Hemp: Durable and Sustainable, But Genuinely Coarse
Hemp comes from Cannabis sativa — the industrial fibre variety, bred for fibre yield rather than the psychoactive compounds associated with the plant's other uses, with those compounds present at negligible, non-functional levels. Hemp fibre is strong, breathable, and naturally resistant to UV degradation, and it carries genuine sustainability advantages: it grows quickly, needs relatively little water, and requires minimal pesticide input.
Its core limitation for suiting is texture. Raw hemp fibre is coarse and comparatively stiff, and turning it into something with a refined, drapable hand generally requires either a specialized processing step (sometimes called "cottonization") or blending with a softer fibre — plain, unblended hemp doesn't behave like a fine suiting cloth even after repeated washing softens it somewhat.

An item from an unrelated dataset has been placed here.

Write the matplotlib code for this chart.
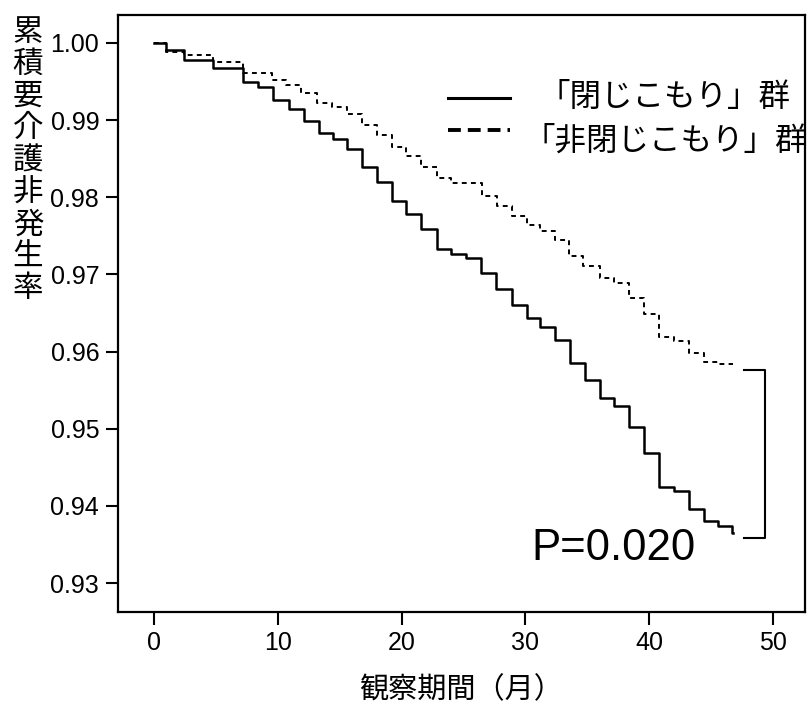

Why Neither Is In Our Catalogue — A Real Fit Judgment, Not an Excuse
Here's the honest version: ramie's stiffness and skin-contact irritation risk make it a poor default choice for shirting specifically, where the fabric sits directly against skin all day. Hemp's raw coarseness makes it a poor default choice for suit-weight cloth that needs to drape and hold a tailored shape, unless it's heavily blended or specially processed — at which point you're really evaluating a blend's properties, not hemp's on its own. These aren't dealbreakers for every use case. They're dealbreakers for the specific use case our catalogue is built around: suiting and shirting that needs to perform close to the body and hold a tailored silhouette.
Where These Fibres Actually Show Up
Ramie appears more often in womenswear tops and dresses, or blended with linen or cotton to add sheen and reduce cost while diluting some of its stiffness. Hemp shows up widely in casualwear, denim, and outdoor technical fabric, and has been gaining ground recently on the strength of its sustainability story. Both are legitimate, useful fibres — just not, currently, for what we sell.
The Yoo's Club View
We're not writing this to talk you out of ramie or hemp elsewhere, and we're not building toward a pitch to buy linen instead — you've already read ten articles making that case if that's what you were here for. Understanding these two relatives actually reinforces something simpler: flax earned its place in fine suiting and shirting through genuine fitness for that specific purpose, not because nobody investigated the alternatives. We'd rather do one fibre honestly and well than carry three for the sake of a broader catalogue.
The Real Takeaway
This is why we focus on flax rather than dabbling in every bast fibre that shares its family tree. Knowing the alternatives — and being honest about where they fall short for this specific use — is part of what it actually takes to make flax the right recommendation, rather than just the familiar one.
FAQ
Is ramie a type of linen? No. Ramie comes from Boehmeria nivea, a nettle-family plant unrelated to flax (Linum usitatissimum), which is what linen is made from. Both are bast fibres, which gives them some shared characteristics, but they are botanically distinct plants with different fibre properties.
Can hemp fabric be used for suits? Not easily in its raw form — hemp fibre is naturally coarse and stiff, which limits its use in tailored, drape-dependent garments unless it's specially processed or blended with a softer fibre. It's more commonly found in casualwear, denim, and technical outdoor textiles.